But if an abrasive powder had been used with soft copper saws and drills, it is highly probable that pieces of the abrasive would have been forced into the metal, where they might have remained for some time, and any such accidental and temporary teeth would have produced the same effect as intentional and permanent ones…’

Lucas goes on to speculate that withdrawing the tube-drill in order to remove waste and insert fresh grit into the hole created the grooves. There are problems with this theory. It is doubtful that a simple tool that is being turned by hand will remain turning while the artisans draw it out of the hole. Likewise, placing the tool back into a clean hole with fresh grit would not require that the tool rotate until it was at the workface. There is also the question of the taper on both the hole and the core. Both would effectively provide clearance between the tool and the granite, thereby making sufficient contact to create the grooves impossible under these conditions.

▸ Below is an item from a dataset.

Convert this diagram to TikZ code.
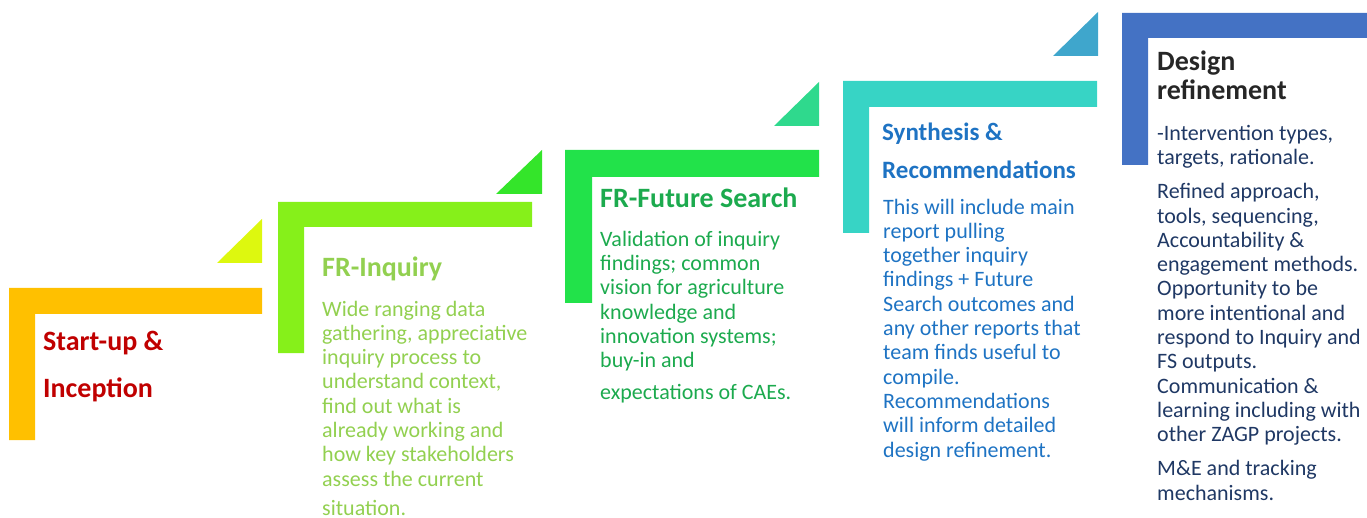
\documentclass[tikz,border=0pt]{standalone}
\usepackage{fontspec}
\setmainfont{Carlito}
\definecolor{stepone}{HTML}{FFC000}
\definecolor{triaone}{HTML}{DDF80F}
\definecolor{steptwo}{HTML}{86F01A}
\definecolor{triatwo}{HTML}{34E52A}
\definecolor{stepthree}{HTML}{22E24A}
\definecolor{triathree}{HTML}{2FD98D}
\definecolor{stepfour}{HTML}{37D4C5}
\definecolor{triafour}{HTML}{3FA6CC}
\definecolor{stepfive}{HTML}{4472C4}
\definecolor{txtone}{HTML}{C00000}
\definecolor{txttwo}{HTML}{92D050}
\definecolor{txtthree}{HTML}{1CAA4E}
\definecolor{txtfour}{HTML}{1E73C3}
\definecolor{txtfive}{HTML}{262626}
\definecolor{bodyfive}{HTML}{1F3864}
\begin{document}
\begin{tikzpicture}[x=1pt,y=-1pt,
	heading/.style={anchor=base west, inner sep=0pt, align=left, font=\fontsize{28}{38}\selectfont\bfseries},
	bodytext/.style={anchor=base west, inner sep=0pt, align=left, font=\fontsize{22}{24.3}\selectfont}]
				\useasboundingbox (0,0) rectangle (1367,518);
				\fill[stepone] (9,440) -- (9,288) -- (262,288) -- (262,314) -- (35,314) -- (35,440) -- cycle;
				\fill[triaone] (217,263) -- (262,263) -- (262,219) -- cycle;
				\fill[steptwo] (278,353) -- (278,202) -- (532,202) -- (532,227) -- (304,227) -- (304,353) -- cycle;
				\fill[triatwo] (496,194) -- (542,194) -- (542,150) -- cycle;
				\fill[stepthree] (565,303) -- (565,150) -- (819,150) -- (819,177) -- (592,177) -- (592,303) -- cycle;
				\fill[triathree] (774,126) -- (819,126) -- (819,82) -- cycle;
				\fill[stepfour] (843,233) -- (843,81) -- (1097,81) -- (1097,107) -- (869,107) -- (869,233) -- cycle;
				\fill[triafour] (1053,56) -- (1098,56) -- (1098,12) -- cycle;
				\fill[stepfive] (1122,165) -- (1122,13) -- (1367,13) -- (1367,38) -- (1148,38) -- (1148,165) -- cycle;
				\node[heading, txtone, font=\fontsize{28}{47}\selectfont\bfseries] (startup) at (43,397) {Start-up \&\\Inception};
				\node[heading, txttwo] (inquiry) at (322,277) {FR-Inquiry};
				\node[bodytext, txttwo] (inquirytext) at (322,515) {Wide ranging data\\gathering, appreciative\\inquiry process to\\understand context,\\find out what is\\already working and\\how key stakeholders\\assess the current\\[4.6pt]situation.};
				\node[heading, txtthree] (search) at (600,208) {FR-Future Search};
				\node[bodytext, txtthree] (searchtext) at (600,399) {Validation of inquiry\\findings; common\\vision for agriculture\\knowledge and\\innovation systems;\\buy-in and\\[7pt]expectations of CAEs.};
				\node[heading, txtfour, font=\fontsize{25}{38}\selectfont\bfseries] (synthesis) at (882,179) {Synthesis \&\\Recommendations};
				\node[bodytext, txtfour] (synthesistext) at (883,457) {This will include main\\report pulling\\together inquiry\\findings + Future\\Search outcomes and\\any other reports that\\team finds useful to\\compile.\\Recommendations\\will inform detailed\\design refinement.};
				\node[heading, txtfive, font=\fontsize{28}{29}\selectfont\bfseries] (design) at (1157,100) {Design\\refinement};
				\node[bodytext, bodyfive] (designtext) at (1157,500) {-Intervention types,\\targets, rationale.\\[9.7pt]Refined approach,\\tools, sequencing,\\Accountability \&\\engagement methods.\\Opportunity to be\\more intentional and\\respond to Inquiry and\\FS outputs.\\Communication \&\\learning including with\\other ZAGP projects.\\[9.7pt]M\&E and tracking\\mechanisms.};
			\end{tikzpicture}
\end{document}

The method I propose explains how the holes and cores found at Giza could have been cut. It is capable of creating all the details that Petrie and myself puzzled over. Unfortunately for Petrie, the method was unknown at the time he made his studies, so it is not surprising that he could not find any satisfactory answers.

The application of ultrasonic machining is the only method that completely satisfies logic, from a technical viewpoint, and explains all noted phenomena. Ultrasonic machining is the oscillatory motion of a tool that chips away material, like a jackhammer chipping away at a piece of concrete pavement, except much faster and not as measurable in its reciprocation. The ultrasonic tool-bit, vibrating at 19,000 to 25,000 cycles per second (Hertz) has found unique application in the precision machining of odd-shaped holes in hard, brittle material such as hardened steels, carbides, ceramics and semiconductors. An abrasive slurry or paste is used to accelerate the cutting action.

The most significant detail of the drilled holes and cores studied by Petrie is that the groove is cut deeper through the quartz than the feldspar. Quartz crystals are employed in the production of ultrasonic sound and, conversely, are responsive to the influence of vibration in the ultrasonic ranges and can be induced to vibrate at high frequency. In machining granite, using ultrasonics, the harder material (quartz) would not necessarily offer more resistance, as it would during conventional machining practices. An ultrasonically vibrating tool-bit would find numerous sympathetic partners while cutting through granite, embedded right in the granite itself! Instead of resisting the cutting action, the quartz would be induced to respond and vibrate in sympathy with the high frequency waves and amplify the abrasive action as the tool cut through it.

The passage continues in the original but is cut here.